Je reste convaincu que la volonté d’être volontaire part d’un bon naturel; et je prends toujours le temps d’examiner les demandes qui nous sont transmises dans ce sens. Et parfois, il arrive que nous ayons en tête un projet dans lequel un ou une volontaire généraliste pourrait tout à fait se sentir à l’aise. Mais ce n’est pas courant. Le travail ici est d’abord et avant tout routinier et c’est précisément pour cette raison que l’inclusion de nouveaux éléments est toujours exigeante. Et je ne vous parle pas de la barrière de la langue, toujours balayée du revers de la main comme sans importance, alors qu’elle représente un frein majeur à l’intégration des volontaires, car comment avancer quand on n’arrive même pas à se faire comprendre? Or n’en déplaise à ceux qui estiment que le créole n’est que du français déguisé, parler et se faire comprendre dans cette langue n’est pas si évident qu’on le pense, avis à tous les «tikoun»…
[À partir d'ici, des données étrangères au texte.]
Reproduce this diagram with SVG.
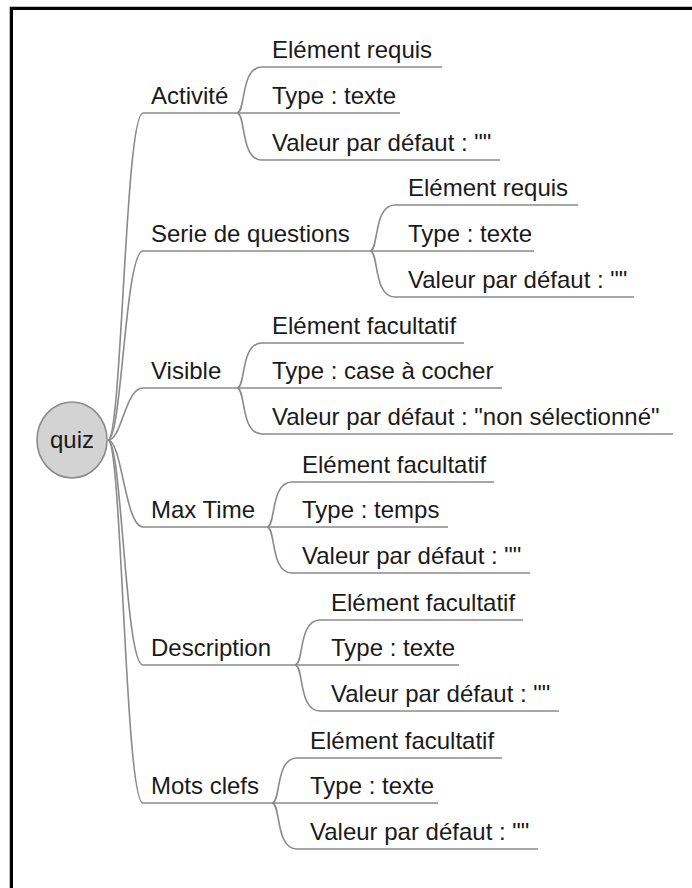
<svg xmlns="http://www.w3.org/2000/svg" width="692" height="888" viewBox="0 0 692 888">
<style>
.ln{fill:none;stroke:#8a8a8a;stroke-width:1.6}
.t{font-family:"Liberation Sans",Arial,sans-serif;font-size:24px;fill:#1a1a1a}
.frame{fill:#000}
</style>
<rect width="692" height="888" fill="#fff"/>
<g id="frame">
<rect x="9" y="6" width="683" height="1" fill="#c0c0c0"/>
<rect x="9" y="6" width="1" height="882" fill="#c0c0c0"/>
<rect class="frame" x="10" y="7" width="682" height="3"/>
<rect class="frame" x="10" y="7" width="3" height="881"/>
</g>
<g id="connectors">
<!-- trunk -->
<path class="ln" d="M108,440 C122,440 125,113 143,113 H237"/>
<path class="ln" d="M108,440 C122,440 125,251 143,251 H370"/>
<path class="ln" d="M108,440 C122,440 125,388 143,388 H237"/>
<path class="ln" d="M108,440 C122,440 125,527 143,527 H267"/>
<path class="ln" d="M108,440 C122,440 125,665 143,665 H295"/>
<path class="ln" d="M108,440 C122,440 125,803 143,803 H272"/>
<!-- Activité -->
<path class="ln" d="M237,113 C246,113 240,67 262,67 H442"/>
<path class="ln" d="M237,113 H400"/>
<path class="ln" d="M237,113 C246,113 240,160 262,160 H500"/>
<!-- Serie -->
<path class="ln" d="M370,251 C379,251 373,205 395,205 H578"/>
<path class="ln" d="M370,251 H534"/>
<path class="ln" d="M370,251 C379,251 373,297 395,297 H634"/>
<!-- Visible -->
<path class="ln" d="M237,388 C246,388 240,343 262,343 H464"/>
<path class="ln" d="M237,388 H502"/>
<path class="ln" d="M237,388 C246,388 240,434 262,434 H673"/>
<!-- Max Time -->
<path class="ln" d="M267,527 C276,527 270,482 292,482 H494"/>
<path class="ln" d="M267,527 H448"/>
<path class="ln" d="M267,527 C276,527 270,573 292,573 H530"/>
<!-- Description -->
<path class="ln" d="M295,665 C304,665 298,620 320,620 H523"/>
<path class="ln" d="M295,665 H459"/>
<path class="ln" d="M295,665 C304,665 298,711 320,711 H559"/>
<!-- Mots clefs -->
<path class="ln" d="M272,803 C281,803 275,758 297,758 H502"/>
<path class="ln" d="M272,803 H438"/>
<path class="ln" d="M272,803 C281,803 275,849 297,849 H538"/>
</g>
<g id="quiz">
<ellipse cx="72" cy="440" rx="35" ry="38" fill="#d3d3d3" stroke="#8a8a8a" stroke-width="1.6"/>
<text class="t" x="72" y="448" text-anchor="middle">quiz</text>
</g>
<g id="activite"><text class="t" x="151" y="104">Activité</text></g>
<g id="activite-requis"><text class="t" x="272" y="58">Elément requis</text></g>
<g id="activite-type"><text class="t" x="272" y="104">Type : texte</text></g>
<g id="activite-valeur"><text class="t" x="272" y="151">Valeur par défaut : ""</text></g>

<g id="serie"><text class="t" x="151" y="242">Serie de questions</text></g>
<g id="serie-requis"><text class="t" x="408" y="196">Elément requis</text></g>
<g id="serie-type"><text class="t" x="408" y="242">Type : texte</text></g>
<g id="serie-valeur"><text class="t" x="408" y="288">Valeur par défaut : ""</text></g>

<g id="visible"><text class="t" x="151" y="379">Visible</text></g>
<g id="visible-facultatif"><text class="t" x="272" y="334">Elément facultatif</text></g>
<g id="visible-type"><text class="t" x="272" y="379">Type : case à cocher</text></g>
<g id="visible-valeur"><text class="t" x="272" y="425">Valeur par défaut : "non sélectionné"</text></g>

<g id="maxtime"><text class="t" x="151" y="518">Max Time</text></g>
<g id="maxtime-facultatif"><text class="t" x="302" y="473">Elément facultatif</text></g>
<g id="maxtime-type"><text class="t" x="302" y="518">Type : temps</text></g>
<g id="maxtime-valeur"><text class="t" x="302" y="564">Valeur par défaut : ""</text></g>

<g id="description"><text class="t" x="151" y="656">Description</text></g>
<g id="description-facultatif"><text class="t" x="331" y="611">Elément facultatif</text></g>
<g id="description-type"><text class="t" x="331" y="656">Type : texte</text></g>
<g id="description-valeur"><text class="t" x="331" y="702">Valeur par défaut : ""</text></g>

<g id="motsclefs"><text class="t" x="151" y="794">Mots clefs</text></g>
<g id="motsclefs-facultatif"><text class="t" x="310" y="749">Elément facultatif</text></g>
<g id="motsclefs-type"><text class="t" x="310" y="794">Type : texte</text></g>
<g id="motsclefs-valeur"><text class="t" x="310" y="840">Valeur par défaut : ""</text></g>
</svg>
Ceci m'amène à vous parler d’une petite organisation locale qui s’appelle Maison de Naissance. Déjà le nom séduit. Pas besoin de se perdre dans de longues explications pour dire ce que fait cette petite organisation basée pas très loin des Cayes. Vous aurez compris qu’on y facilite, de différentes façons (allez voir le site Web) l’accouchement, un travail nécessaire et hautement apprécié (je ne parle pas de l'accouchement, hé!). Eh bien les volontaires de cette organisation ont, depuis quelques années, pris l’habitude de s’héberger à notre Institut lorsqu’ils ont à faire dans le coin. C’est une gracieuseté que nous leur fournissons moyennant compensation financière et l’arrangement fait l’affaire de tout le monde. Or, cette semaine, Jim, le chef logisticien, était présent en nos murs avec une gentille équipe composée d’une infirmière et de trois prêtres, qui ont, entre autres, participé à l’inauguration d’une école à un petit village avoisinant nommé, je vous le donne en mille : Le Prêtre! Drôle de coïncidence, hein? Vous dire qu’ils ont apprécié leur séjour serait peu dire, et ça les amis, c’est la preuve que les volontaires trouvent quand même leur pied, nonobstant ce que j’ai pu en dire précédemment. Mais il faut préciser que la taille de l’organisation d’une part et son âge d’autre part facilitent d’autant l’intégration des étrangers : la chose est nettement plus facile dans un projet qui sort tout juste de l’enfance, que pour nous, qui en sommes plutôt à la maturité de l’âge adulte, vous me suivez?
Tout ça pour vous dire que les volontaires ont leur place ici, en Haïti, mais plus l’organisation est spécifique et bien rodée, plus il est difficile pour les non-spécialistes de s’y sentir utiles et intégrés.
Alors encore une fois, on peut venir en Haïti juste pour le plaisir; on peut aussi venir y faire un travail appréciable; les deux ne sont pas incompatibles au reste, mais l’un ne justifie pas l’autre.